→ What you need to do
Could the lines from the start of the data through the line with "3400,4200,4600,5300,4200,3200,2600,2700,3400,3700];" be set down exactly, with no pictures among them?

→ Information supplied
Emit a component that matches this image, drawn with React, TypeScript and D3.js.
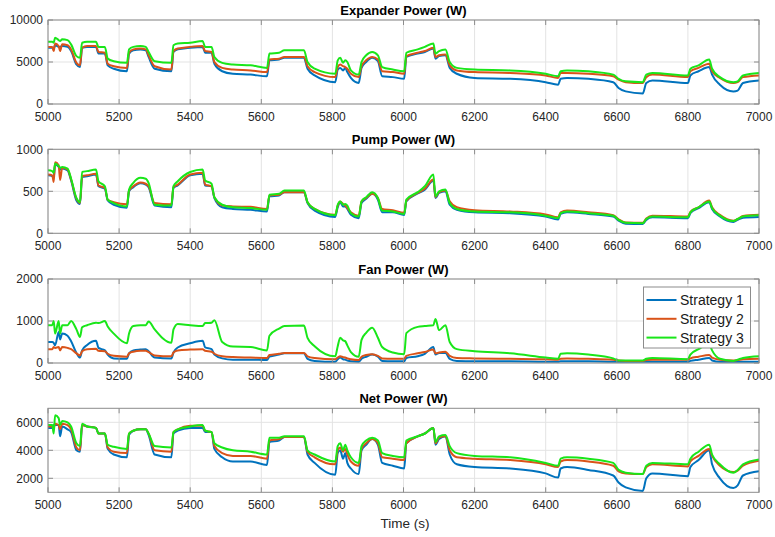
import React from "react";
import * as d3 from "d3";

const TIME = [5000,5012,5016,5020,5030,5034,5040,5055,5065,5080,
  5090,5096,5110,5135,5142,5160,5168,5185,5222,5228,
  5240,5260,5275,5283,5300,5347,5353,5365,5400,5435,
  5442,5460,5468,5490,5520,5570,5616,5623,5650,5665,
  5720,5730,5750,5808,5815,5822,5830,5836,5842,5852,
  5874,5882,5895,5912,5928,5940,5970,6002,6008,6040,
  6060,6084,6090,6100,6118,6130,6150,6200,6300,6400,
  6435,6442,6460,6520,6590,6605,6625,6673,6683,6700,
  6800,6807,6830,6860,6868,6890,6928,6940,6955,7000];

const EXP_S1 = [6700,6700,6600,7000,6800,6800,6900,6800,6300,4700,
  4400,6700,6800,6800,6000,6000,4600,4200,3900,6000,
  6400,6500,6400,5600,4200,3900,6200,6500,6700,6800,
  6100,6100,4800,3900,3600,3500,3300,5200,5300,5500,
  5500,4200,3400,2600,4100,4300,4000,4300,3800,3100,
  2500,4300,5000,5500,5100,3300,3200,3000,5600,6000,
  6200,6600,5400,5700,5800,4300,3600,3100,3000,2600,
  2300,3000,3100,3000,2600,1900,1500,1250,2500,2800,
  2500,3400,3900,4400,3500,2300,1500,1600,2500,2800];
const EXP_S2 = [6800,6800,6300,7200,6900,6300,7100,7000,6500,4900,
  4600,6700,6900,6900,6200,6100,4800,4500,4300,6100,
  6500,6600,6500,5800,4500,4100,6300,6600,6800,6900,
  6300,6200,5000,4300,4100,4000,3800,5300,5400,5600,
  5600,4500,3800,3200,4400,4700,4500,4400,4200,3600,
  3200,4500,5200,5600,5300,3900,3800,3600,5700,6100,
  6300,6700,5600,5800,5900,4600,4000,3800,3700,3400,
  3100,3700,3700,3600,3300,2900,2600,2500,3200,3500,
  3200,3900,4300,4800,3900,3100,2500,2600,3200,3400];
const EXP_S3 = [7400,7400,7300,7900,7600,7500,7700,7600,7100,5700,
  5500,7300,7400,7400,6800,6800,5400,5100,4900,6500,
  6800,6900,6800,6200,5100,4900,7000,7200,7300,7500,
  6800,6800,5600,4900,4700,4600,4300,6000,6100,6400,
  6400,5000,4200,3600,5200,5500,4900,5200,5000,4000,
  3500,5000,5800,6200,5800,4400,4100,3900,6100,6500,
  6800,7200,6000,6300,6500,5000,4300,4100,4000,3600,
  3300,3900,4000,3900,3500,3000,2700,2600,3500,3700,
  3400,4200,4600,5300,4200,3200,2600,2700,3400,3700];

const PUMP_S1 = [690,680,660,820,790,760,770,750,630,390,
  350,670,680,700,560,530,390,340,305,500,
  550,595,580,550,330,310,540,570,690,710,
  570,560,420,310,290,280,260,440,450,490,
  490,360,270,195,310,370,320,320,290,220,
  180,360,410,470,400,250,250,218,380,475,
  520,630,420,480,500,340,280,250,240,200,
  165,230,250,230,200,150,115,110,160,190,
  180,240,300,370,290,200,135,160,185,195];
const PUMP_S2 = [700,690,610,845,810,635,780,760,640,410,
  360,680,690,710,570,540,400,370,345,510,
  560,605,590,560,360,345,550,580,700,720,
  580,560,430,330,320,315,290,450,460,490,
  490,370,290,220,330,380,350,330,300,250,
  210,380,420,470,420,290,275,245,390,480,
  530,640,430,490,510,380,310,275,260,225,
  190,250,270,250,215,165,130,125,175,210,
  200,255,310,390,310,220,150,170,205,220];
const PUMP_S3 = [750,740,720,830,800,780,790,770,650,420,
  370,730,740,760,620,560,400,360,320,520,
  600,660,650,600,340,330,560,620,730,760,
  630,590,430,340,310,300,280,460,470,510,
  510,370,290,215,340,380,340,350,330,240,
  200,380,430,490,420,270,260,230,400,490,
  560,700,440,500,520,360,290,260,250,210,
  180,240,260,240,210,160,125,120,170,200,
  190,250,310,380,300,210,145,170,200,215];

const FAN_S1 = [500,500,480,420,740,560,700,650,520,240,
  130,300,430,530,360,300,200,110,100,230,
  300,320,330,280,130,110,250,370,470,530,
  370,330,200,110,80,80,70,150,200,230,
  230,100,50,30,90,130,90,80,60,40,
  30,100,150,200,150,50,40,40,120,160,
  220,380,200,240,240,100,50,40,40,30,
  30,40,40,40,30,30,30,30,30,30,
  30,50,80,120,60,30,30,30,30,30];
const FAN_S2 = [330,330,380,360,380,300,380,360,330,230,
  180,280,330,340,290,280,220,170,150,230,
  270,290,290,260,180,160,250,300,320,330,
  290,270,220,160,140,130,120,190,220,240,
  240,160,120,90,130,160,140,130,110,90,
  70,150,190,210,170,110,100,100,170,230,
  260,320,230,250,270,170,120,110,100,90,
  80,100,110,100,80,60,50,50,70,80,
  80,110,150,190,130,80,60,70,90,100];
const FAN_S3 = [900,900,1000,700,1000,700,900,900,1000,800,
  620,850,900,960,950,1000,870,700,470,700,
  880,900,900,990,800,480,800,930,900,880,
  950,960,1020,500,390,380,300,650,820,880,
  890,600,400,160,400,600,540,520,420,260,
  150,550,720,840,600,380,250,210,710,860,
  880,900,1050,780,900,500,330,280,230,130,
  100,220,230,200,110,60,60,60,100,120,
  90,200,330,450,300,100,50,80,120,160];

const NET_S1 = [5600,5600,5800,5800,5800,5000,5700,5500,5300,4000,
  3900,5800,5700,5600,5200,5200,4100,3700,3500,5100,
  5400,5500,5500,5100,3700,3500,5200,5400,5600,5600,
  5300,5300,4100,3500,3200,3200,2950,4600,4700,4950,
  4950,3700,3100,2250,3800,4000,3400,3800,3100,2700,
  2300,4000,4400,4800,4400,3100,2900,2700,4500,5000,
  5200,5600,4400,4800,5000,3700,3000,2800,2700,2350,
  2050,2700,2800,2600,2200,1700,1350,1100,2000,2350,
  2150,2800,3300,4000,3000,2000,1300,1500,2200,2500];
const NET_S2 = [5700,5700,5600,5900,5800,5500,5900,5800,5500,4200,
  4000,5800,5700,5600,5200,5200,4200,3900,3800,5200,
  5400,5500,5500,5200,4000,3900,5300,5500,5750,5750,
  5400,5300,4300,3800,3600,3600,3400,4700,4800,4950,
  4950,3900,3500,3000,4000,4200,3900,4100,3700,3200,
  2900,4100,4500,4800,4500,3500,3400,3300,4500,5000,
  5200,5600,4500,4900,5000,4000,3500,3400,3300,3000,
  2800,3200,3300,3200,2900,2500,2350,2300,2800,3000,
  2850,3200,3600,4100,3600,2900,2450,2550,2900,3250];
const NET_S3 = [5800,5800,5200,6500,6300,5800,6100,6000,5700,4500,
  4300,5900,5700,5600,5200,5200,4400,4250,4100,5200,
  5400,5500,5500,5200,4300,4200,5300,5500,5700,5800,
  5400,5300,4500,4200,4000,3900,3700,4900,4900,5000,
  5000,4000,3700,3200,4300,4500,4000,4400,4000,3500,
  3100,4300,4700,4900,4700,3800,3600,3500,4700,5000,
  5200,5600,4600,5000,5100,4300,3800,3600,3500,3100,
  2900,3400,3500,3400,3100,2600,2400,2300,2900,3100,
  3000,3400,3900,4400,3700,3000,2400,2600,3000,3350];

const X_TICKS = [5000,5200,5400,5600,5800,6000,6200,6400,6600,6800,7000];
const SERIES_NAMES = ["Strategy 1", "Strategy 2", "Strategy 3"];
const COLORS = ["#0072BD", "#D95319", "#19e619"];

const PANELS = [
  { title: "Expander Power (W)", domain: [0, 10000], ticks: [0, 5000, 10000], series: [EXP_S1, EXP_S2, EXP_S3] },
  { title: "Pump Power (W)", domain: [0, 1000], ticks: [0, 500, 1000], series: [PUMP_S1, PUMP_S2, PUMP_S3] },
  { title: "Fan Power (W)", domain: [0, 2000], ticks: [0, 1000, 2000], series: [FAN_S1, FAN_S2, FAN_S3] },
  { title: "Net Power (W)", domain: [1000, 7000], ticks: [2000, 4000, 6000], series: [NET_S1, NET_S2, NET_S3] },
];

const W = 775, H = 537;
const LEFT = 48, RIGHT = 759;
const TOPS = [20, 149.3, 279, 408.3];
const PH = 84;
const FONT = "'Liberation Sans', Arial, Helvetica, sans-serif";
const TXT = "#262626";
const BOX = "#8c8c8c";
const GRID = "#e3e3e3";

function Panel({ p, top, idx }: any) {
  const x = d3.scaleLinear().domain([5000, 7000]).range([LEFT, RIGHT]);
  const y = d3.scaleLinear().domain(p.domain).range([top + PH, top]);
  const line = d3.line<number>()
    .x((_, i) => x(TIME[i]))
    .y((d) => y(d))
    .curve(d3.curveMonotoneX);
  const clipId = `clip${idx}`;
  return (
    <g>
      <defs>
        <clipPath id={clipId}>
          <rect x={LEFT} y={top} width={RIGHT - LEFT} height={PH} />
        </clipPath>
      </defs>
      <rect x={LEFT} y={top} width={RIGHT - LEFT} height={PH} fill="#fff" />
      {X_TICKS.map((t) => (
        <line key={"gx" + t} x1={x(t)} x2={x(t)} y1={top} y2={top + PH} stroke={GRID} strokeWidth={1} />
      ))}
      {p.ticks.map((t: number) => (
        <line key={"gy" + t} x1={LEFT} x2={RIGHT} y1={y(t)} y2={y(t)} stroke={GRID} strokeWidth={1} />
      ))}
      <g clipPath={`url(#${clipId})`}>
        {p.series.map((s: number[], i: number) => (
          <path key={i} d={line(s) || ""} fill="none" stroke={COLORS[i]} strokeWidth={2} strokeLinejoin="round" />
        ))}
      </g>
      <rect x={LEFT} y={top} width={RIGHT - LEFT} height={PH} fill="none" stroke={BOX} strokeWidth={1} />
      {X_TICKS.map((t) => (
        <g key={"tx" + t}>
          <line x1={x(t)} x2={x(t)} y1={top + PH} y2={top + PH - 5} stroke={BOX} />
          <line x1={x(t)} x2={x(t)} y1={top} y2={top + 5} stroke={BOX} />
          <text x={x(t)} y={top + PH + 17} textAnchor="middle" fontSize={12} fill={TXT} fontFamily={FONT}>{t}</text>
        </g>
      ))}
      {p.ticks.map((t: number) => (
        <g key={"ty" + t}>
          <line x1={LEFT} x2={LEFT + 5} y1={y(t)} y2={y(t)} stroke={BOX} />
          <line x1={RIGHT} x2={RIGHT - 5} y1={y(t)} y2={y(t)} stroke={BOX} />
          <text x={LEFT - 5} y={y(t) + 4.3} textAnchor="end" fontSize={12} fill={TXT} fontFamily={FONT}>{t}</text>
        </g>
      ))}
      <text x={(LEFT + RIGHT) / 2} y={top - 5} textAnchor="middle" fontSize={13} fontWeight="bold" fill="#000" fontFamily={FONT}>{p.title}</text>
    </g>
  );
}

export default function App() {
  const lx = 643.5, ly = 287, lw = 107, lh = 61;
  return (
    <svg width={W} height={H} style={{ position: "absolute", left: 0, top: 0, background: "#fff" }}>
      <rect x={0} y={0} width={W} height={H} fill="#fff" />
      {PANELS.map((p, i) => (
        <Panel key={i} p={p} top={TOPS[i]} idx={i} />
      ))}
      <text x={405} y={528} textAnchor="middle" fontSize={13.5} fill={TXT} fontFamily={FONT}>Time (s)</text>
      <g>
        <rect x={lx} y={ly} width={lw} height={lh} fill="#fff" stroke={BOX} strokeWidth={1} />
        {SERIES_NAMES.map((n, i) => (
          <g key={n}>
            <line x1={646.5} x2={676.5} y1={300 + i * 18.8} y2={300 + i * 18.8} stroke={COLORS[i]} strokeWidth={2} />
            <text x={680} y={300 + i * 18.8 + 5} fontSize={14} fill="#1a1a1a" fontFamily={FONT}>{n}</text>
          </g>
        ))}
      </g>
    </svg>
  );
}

→ Final answer
Emit a component that matches this image, drawn with React, TypeScript and D3.js.
import React from "react";
import * as d3 from "d3";

const TIME = [5000,5012,5016,5020,5030,5034,5040,5055,5065,5080,
  5090,5096,5110,5135,5142,5160,5168,5185,5222,5228,
  5240,5260,5275,5283,5300,5347,5353,5365,5400,5435,
  5442,5460,5468,5490,5520,5570,5616,5623,5650,5665,
  5720,5730,5750,5808,5815,5822,5830,5836,5842,5852,
  5874,5882,5895,5912,5928,5940,5970,6002,6008,6040,
  6060,6084,6090,6100,6118,6130,6150,6200,6300,6400,
  6435,6442,6460,6520,6590,6605,6625,6673,6683,6700,
  6800,6807,6830,6860,6868,6890,6928,6940,6955,7000];

const EXP_S1 = [6700,6700,6600,7000,6800,6800,6900,6800,6300,4700,
  4400,6700,6800,6800,6000,6000,4600,4200,3900,6000,
  6400,6500,6400,5600,4200,3900,6200,6500,6700,6800,
  6100,6100,4800,3900,3600,3500,3300,5200,5300,5500,
  5500,4200,3400,2600,4100,4300,4000,4300,3800,3100,
  2500,4300,5000,5500,5100,3300,3200,3000,5600,6000,
  6200,6600,5400,5700,5800,4300,3600,3100,3000,2600,
  2300,3000,3100,3000,2600,1900,1500,1250,2500,2800,
  2500,3400,3900,4400,3500,2300,1500,1600,2500,2800];
const EXP_S2 = [6800,6800,6300,7200,6900,6300,7100,7000,6500,4900,
  4600,6700,6900,6900,6200,6100,4800,4500,4300,6100,
  6500,6600,6500,5800,4500,4100,6300,6600,6800,6900,
  6300,6200,5000,4300,4100,4000,3800,5300,5400,5600,
  5600,4500,3800,3200,4400,4700,4500,4400,4200,3600,
  3200,4500,5200,5600,5300,3900,3800,3600,5700,6100,
  6300,6700,5600,5800,5900,4600,4000,3800,3700,3400,
  3100,3700,3700,3600,3300,2900,2600,2500,3200,3500,
  3200,3900,4300,4800,3900,3100,2500,2600,3200,3400];
const EXP_S3 = [7400,7400,7300,7900,7600,7500,7700,7600,7100,5700,
  5500,7300,7400,7400,6800,6800,5400,5100,4900,6500,
  6800,6900,6800,6200,5100,4900,7000,7200,7300,7500,
  6800,6800,5600,4900,4700,4600,4300,6000,6100,6400,
  6400,5000,4200,3600,5200,5500,4900,5200,5000,4000,
  3500,5000,5800,6200,5800,4400,4100,3900,6100,6500,
  6800,7200,6000,6300,6500,5000,4300,4100,4000,3600,
  3300,3900,4000,3900,3500,3000,2700,2600,3500,3700,
  3400,4200,4600,5300,4200,3200,2600,2700,3400,3700];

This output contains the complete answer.